Adhunik has an integrated steel plant in Odisha with 0.5 million tonne capacity and 34 MW captive power plant.

It was one of the leading manufacturers of alloy and speciality steel. It supplies auto-grade alloy steel, stainless and engineering steel.

Given the slowdown in the auto sector, the company plans to restart production in a phased manner and ramp up capacity utilisation to optimal level in one year.

The demand in the auto sector has been increasing in the last three months, particularly from the tractor segment, said a senior executive of Liberty House.

He added that the company’s recent connect with customers has revealed that they look forward to Adhunik’s re-entry in the market.
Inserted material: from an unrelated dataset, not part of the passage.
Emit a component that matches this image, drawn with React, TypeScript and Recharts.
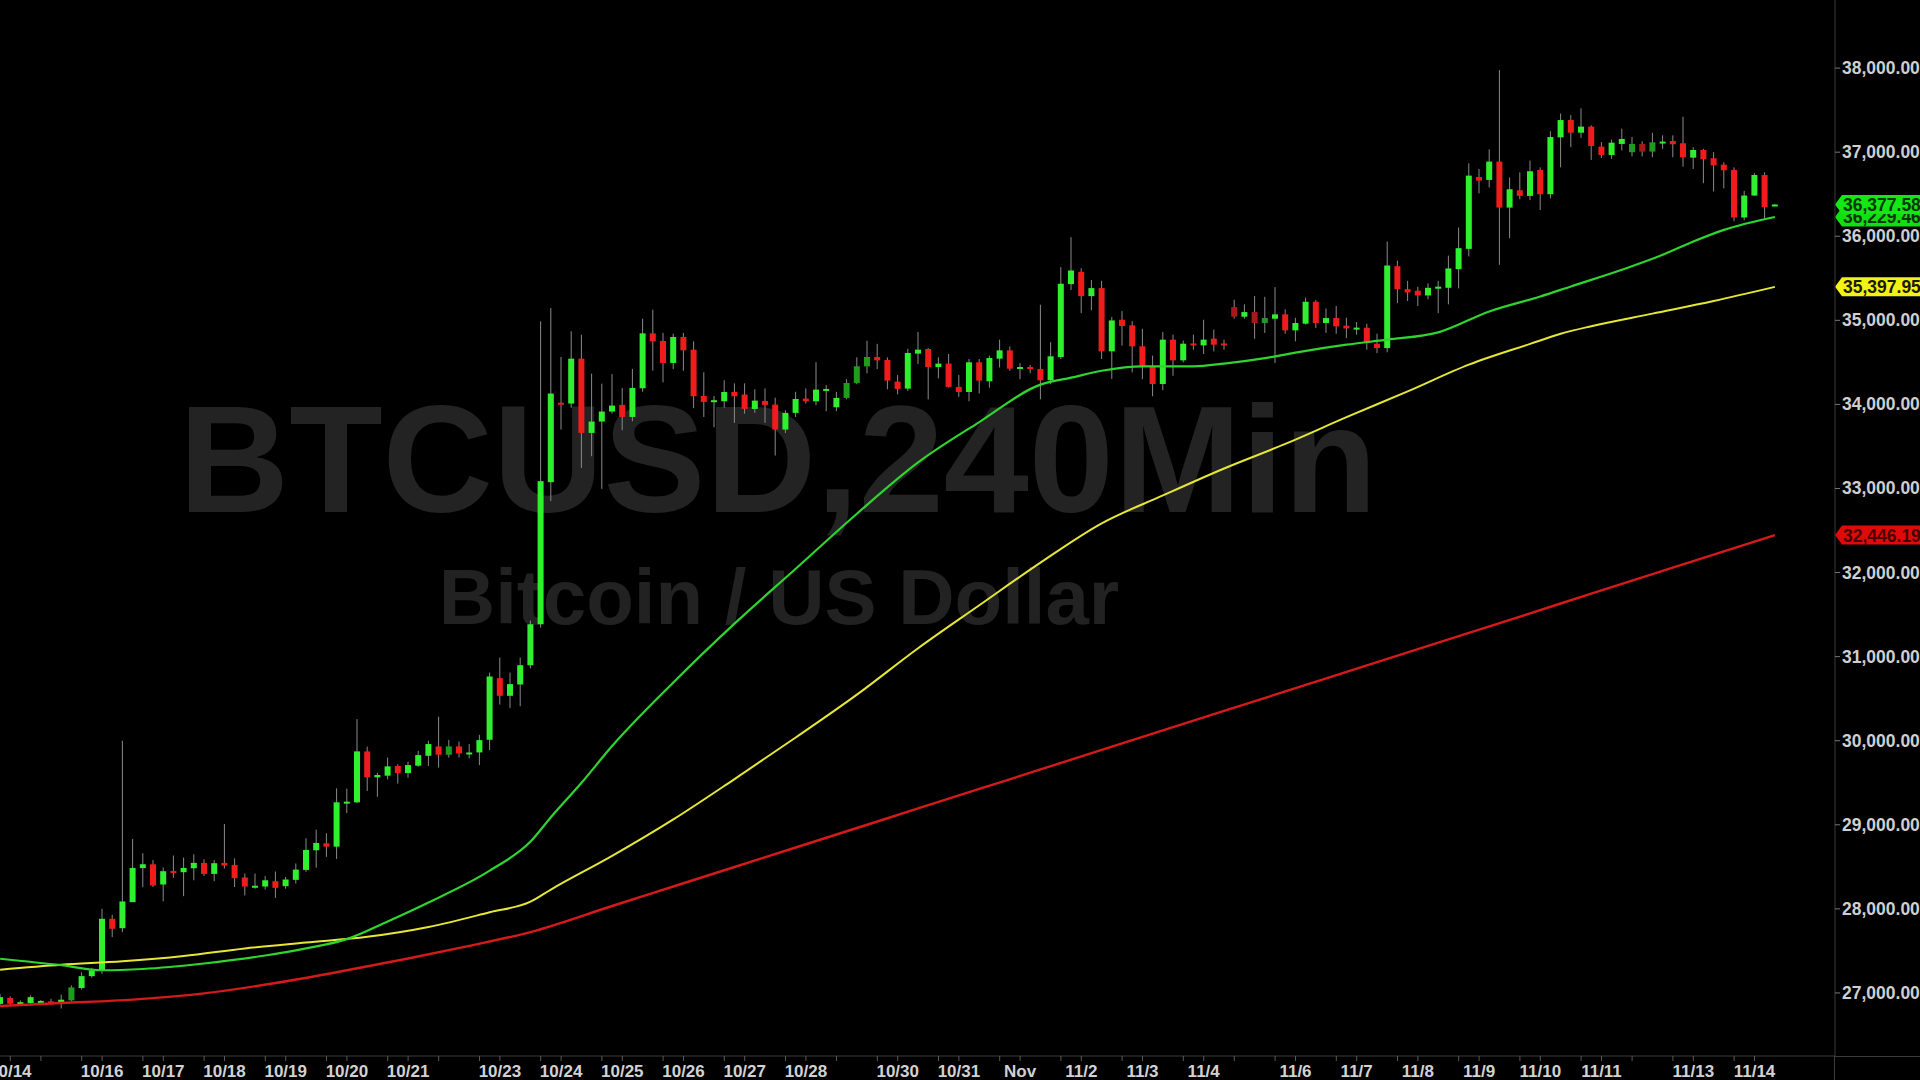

Adhunik had suspended production in 2017 due to heavy cash crunch after it defaulted on ₹5,000 crore loan.

Twists in acquisition

The entire resolution process of Adhunik was filled with many twists and turns. The lenders had received resolution plans from Liberty House and Maharashtra Seamless, a part of the DP Jindal Group.

The Kolkata bench of NCLT approved the resolution plan of Liberty House in July, 2018. However, while approving the plan, the adjudicating authority rejected MSTC Ltd’s claim of ₹108 crore. Subsequently, MSTC filed an appeal in NCLAT which dismissed the plea last March. Following this, MSTC filed an appeal in the Supreme Court which also rejected the appeal. Even while the Supreme Court was hearing the MSTC plea, NCLT directed Liberty House to make upfront payment within 30 days, but the company missed the deadline. Following this, NCLT had ordered liquidation of the asset. However, NCLAT stayed the liquidation order last July and Liberty House paid the entire amount this February to close the deal.